Work to be completed
Go through the material and write it all out exactly, minus the pictures.

Source excerpt
— START —
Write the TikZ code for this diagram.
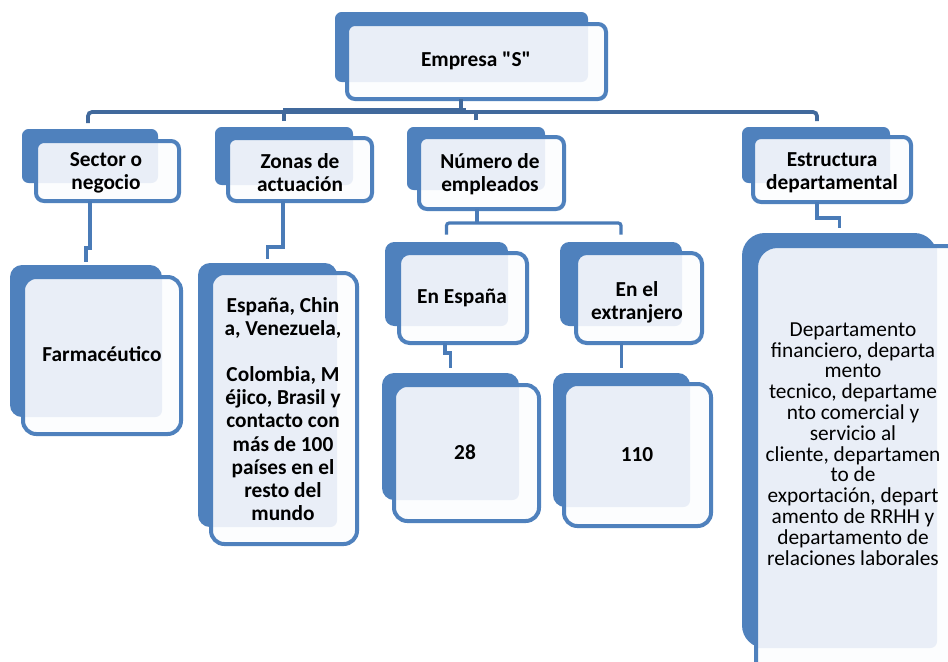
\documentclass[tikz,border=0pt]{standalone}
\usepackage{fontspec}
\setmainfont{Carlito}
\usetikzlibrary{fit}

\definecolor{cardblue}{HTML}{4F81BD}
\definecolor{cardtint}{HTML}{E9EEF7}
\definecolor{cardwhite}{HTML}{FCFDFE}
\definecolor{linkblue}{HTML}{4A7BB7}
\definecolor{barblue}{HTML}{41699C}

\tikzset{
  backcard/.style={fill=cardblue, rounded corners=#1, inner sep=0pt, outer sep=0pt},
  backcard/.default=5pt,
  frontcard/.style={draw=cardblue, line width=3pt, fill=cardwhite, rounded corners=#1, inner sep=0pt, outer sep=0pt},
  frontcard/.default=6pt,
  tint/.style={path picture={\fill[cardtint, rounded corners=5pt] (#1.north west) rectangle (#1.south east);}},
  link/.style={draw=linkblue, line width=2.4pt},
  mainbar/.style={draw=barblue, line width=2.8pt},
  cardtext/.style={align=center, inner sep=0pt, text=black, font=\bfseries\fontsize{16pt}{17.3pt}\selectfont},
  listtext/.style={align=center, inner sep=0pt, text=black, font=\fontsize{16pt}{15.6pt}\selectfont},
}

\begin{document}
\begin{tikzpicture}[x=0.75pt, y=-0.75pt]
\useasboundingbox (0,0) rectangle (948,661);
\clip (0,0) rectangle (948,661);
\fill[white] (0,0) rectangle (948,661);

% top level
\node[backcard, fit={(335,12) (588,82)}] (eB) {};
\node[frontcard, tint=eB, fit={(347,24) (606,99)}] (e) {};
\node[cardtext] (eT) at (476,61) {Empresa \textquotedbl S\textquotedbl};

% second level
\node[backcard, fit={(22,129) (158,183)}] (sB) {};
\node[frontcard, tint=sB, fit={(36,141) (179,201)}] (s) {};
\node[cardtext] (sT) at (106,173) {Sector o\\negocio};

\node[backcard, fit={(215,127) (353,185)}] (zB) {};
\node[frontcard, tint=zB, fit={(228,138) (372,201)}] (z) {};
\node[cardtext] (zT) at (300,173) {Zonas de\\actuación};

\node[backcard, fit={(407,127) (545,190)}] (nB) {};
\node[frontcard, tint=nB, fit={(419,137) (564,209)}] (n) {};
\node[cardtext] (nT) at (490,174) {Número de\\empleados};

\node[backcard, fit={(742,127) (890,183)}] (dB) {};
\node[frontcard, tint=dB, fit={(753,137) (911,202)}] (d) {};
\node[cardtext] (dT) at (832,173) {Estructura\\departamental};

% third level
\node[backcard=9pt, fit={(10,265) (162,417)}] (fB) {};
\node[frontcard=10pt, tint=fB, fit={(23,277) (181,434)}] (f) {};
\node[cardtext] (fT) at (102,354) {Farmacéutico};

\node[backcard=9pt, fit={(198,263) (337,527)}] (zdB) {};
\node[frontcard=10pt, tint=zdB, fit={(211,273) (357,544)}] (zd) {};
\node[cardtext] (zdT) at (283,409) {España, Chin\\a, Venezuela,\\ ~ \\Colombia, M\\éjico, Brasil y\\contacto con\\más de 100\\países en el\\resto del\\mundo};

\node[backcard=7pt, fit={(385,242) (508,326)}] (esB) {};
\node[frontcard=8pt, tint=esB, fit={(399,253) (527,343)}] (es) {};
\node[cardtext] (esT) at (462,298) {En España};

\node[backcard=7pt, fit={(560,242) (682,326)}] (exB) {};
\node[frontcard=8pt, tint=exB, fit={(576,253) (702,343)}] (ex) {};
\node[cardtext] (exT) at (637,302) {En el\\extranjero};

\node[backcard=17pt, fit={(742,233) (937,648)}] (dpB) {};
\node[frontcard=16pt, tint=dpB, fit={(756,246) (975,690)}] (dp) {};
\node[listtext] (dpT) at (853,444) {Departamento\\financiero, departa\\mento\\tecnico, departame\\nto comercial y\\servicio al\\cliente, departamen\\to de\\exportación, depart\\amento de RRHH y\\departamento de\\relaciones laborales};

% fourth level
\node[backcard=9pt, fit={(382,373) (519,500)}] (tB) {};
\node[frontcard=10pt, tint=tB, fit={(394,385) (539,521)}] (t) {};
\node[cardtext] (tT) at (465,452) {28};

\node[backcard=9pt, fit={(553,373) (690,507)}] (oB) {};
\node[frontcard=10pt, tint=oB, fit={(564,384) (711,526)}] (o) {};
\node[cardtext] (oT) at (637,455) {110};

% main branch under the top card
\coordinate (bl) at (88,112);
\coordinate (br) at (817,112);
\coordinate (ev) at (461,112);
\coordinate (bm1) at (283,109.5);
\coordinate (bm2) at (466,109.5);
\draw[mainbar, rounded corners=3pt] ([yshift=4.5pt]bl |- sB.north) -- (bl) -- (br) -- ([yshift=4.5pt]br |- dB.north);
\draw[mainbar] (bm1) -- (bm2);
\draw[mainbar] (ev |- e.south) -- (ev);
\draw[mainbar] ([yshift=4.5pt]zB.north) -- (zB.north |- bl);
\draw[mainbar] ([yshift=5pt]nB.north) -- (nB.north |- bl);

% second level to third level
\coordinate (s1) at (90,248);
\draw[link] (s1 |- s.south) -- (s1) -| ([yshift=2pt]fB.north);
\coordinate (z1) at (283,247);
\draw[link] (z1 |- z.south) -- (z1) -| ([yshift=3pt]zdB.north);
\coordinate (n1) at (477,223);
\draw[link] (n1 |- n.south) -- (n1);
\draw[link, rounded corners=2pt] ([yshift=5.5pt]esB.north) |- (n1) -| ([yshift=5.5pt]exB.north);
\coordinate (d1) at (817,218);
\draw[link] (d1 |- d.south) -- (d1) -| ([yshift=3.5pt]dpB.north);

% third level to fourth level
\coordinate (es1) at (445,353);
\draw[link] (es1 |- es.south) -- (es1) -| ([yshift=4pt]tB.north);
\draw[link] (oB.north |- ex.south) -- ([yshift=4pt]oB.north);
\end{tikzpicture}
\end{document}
— END —
Output
Write the TikZ code for this diagram.
\documentclass[tikz,border=0pt]{standalone}
\usepackage{fontspec}
\setmainfont{Carlito}
\usetikzlibrary{fit}

\definecolor{cardblue}{HTML}{4F81BD}
\definecolor{cardtint}{HTML}{E9EEF7}
\definecolor{cardwhite}{HTML}{FCFDFE}
\definecolor{linkblue}{HTML}{4A7BB7}
\definecolor{barblue}{HTML}{41699C}

\tikzset{
  backcard/.style={fill=cardblue, rounded corners=#1, inner sep=0pt, outer sep=0pt},
  backcard/.default=5pt,
  frontcard/.style={draw=cardblue, line width=3pt, fill=cardwhite, rounded corners=#1, inner sep=0pt, outer sep=0pt},
  frontcard/.default=6pt,
  tint/.style={path picture={\fill[cardtint, rounded corners=5pt] (#1.north west) rectangle (#1.south east);}},
  link/.style={draw=linkblue, line width=2.4pt},
  mainbar/.style={draw=barblue, line width=2.8pt},
  cardtext/.style={align=center, inner sep=0pt, text=black, font=\bfseries\fontsize{16pt}{17.3pt}\selectfont},
  listtext/.style={align=center, inner sep=0pt, text=black, font=\fontsize{16pt}{15.6pt}\selectfont},
}

\begin{document}
\begin{tikzpicture}[x=0.75pt, y=-0.75pt]
\useasboundingbox (0,0) rectangle (948,661);
\clip (0,0) rectangle (948,661);
\fill[white] (0,0) rectangle (948,661);

% top level
\node[backcard, fit={(335,12) (588,82)}] (eB) {};
\node[frontcard, tint=eB, fit={(347,24) (606,99)}] (e) {};
\node[cardtext] (eT) at (476,61) {Empresa \textquotedbl S\textquotedbl};

% second level
\node[backcard, fit={(22,129) (158,183)}] (sB) {};
\node[frontcard, tint=sB, fit={(36,141) (179,201)}] (s) {};
\node[cardtext] (sT) at (106,173) {Sector o\\negocio};

\node[backcard, fit={(215,127) (353,185)}] (zB) {};
\node[frontcard, tint=zB, fit={(228,138) (372,201)}] (z) {};
\node[cardtext] (zT) at (300,173) {Zonas de\\actuación};

\node[backcard, fit={(407,127) (545,190)}] (nB) {};
\node[frontcard, tint=nB, fit={(419,137) (564,209)}] (n) {};
\node[cardtext] (nT) at (490,174) {Número de\\empleados};

\node[backcard, fit={(742,127) (890,183)}] (dB) {};
\node[frontcard, tint=dB, fit={(753,137) (911,202)}] (d) {};
\node[cardtext] (dT) at (832,173) {Estructura\\departamental};

% third level
\node[backcard=9pt, fit={(10,265) (162,417)}] (fB) {};
\node[frontcard=10pt, tint=fB, fit={(23,277) (181,434)}] (f) {};
\node[cardtext] (fT) at (102,354) {Farmacéutico};

\node[backcard=9pt, fit={(198,263) (337,527)}] (zdB) {};
\node[frontcard=10pt, tint=zdB, fit={(211,273) (357,544)}] (zd) {};
\node[cardtext] (zdT) at (283,409) {España, Chin\\a, Venezuela,\\ ~ \\Colombia, M\\éjico, Brasil y\\contacto con\\más de 100\\países en el\\resto del\\mundo};

\node[backcard=7pt, fit={(385,242) (508,326)}] (esB) {};
\node[frontcard=8pt, tint=esB, fit={(399,253) (527,343)}] (es) {};
\node[cardtext] (esT) at (462,298) {En España};

\node[backcard=7pt, fit={(560,242) (682,326)}] (exB) {};
\node[frontcard=8pt, tint=exB, fit={(576,253) (702,343)}] (ex) {};
\node[cardtext] (exT) at (637,302) {En el\\extranjero};

\node[backcard=17pt, fit={(742,233) (937,648)}] (dpB) {};
\node[frontcard=16pt, tint=dpB, fit={(756,246) (975,690)}] (dp) {};
\node[listtext] (dpT) at (853,444) {Departamento\\financiero, departa\\mento\\tecnico, departame\\nto comercial y\\servicio al\\cliente, departamen\\to de\\exportación, depart\\amento de RRHH y\\departamento de\\relaciones laborales};

% fourth level
\node[backcard=9pt, fit={(382,373) (519,500)}] (tB) {};
\node[frontcard=10pt, tint=tB, fit={(394,385) (539,521)}] (t) {};
\node[cardtext] (tT) at (465,452) {28};

\node[backcard=9pt, fit={(553,373) (690,507)}] (oB) {};
\node[frontcard=10pt, tint=oB, fit={(564,384) (711,526)}] (o) {};
\node[cardtext] (oT) at (637,455) {110};

% main branch under the top card
\coordinate (bl) at (88,112);
\coordinate (br) at (817,112);
\coordinate (ev) at (461,112);
\coordinate (bm1) at (283,109.5);
\coordinate (bm2) at (466,109.5);
\draw[mainbar, rounded corners=3pt] ([yshift=4.5pt]bl |- sB.north) -- (bl) -- (br) -- ([yshift=4.5pt]br |- dB.north);
\draw[mainbar] (bm1) -- (bm2);
\draw[mainbar] (ev |- e.south) -- (ev);
\draw[mainbar] ([yshift=4.5pt]zB.north) -- (zB.north |- bl);
\draw[mainbar] ([yshift=5pt]nB.north) -- (nB.north |- bl);

% second level to third level
\coordinate (s1) at (90,248);
\draw[link] (s1 |- s.south) -- (s1) -| ([yshift=2pt]fB.north);
\coordinate (z1) at (283,247);
\draw[link] (z1 |- z.south) -- (z1) -| ([yshift=3pt]zdB.north);
\coordinate (n1) at (477,223);
\draw[link] (n1 |- n.south) -- (n1);
\draw[link, rounded corners=2pt] ([yshift=5.5pt]esB.north) |- (n1) -| ([yshift=5.5pt]exB.north);
\coordinate (d1) at (817,218);
\draw[link] (d1 |- d.south) -- (d1) -| ([yshift=3.5pt]dpB.north);

% third level to fourth level
\coordinate (es1) at (445,353);
\draw[link] (es1 |- es.south) -- (es1) -| ([yshift=4pt]tB.north);
\draw[link] (oB.north |- ex.south) -- ([yshift=4pt]oB.north);
\end{tikzpicture}
\end{document}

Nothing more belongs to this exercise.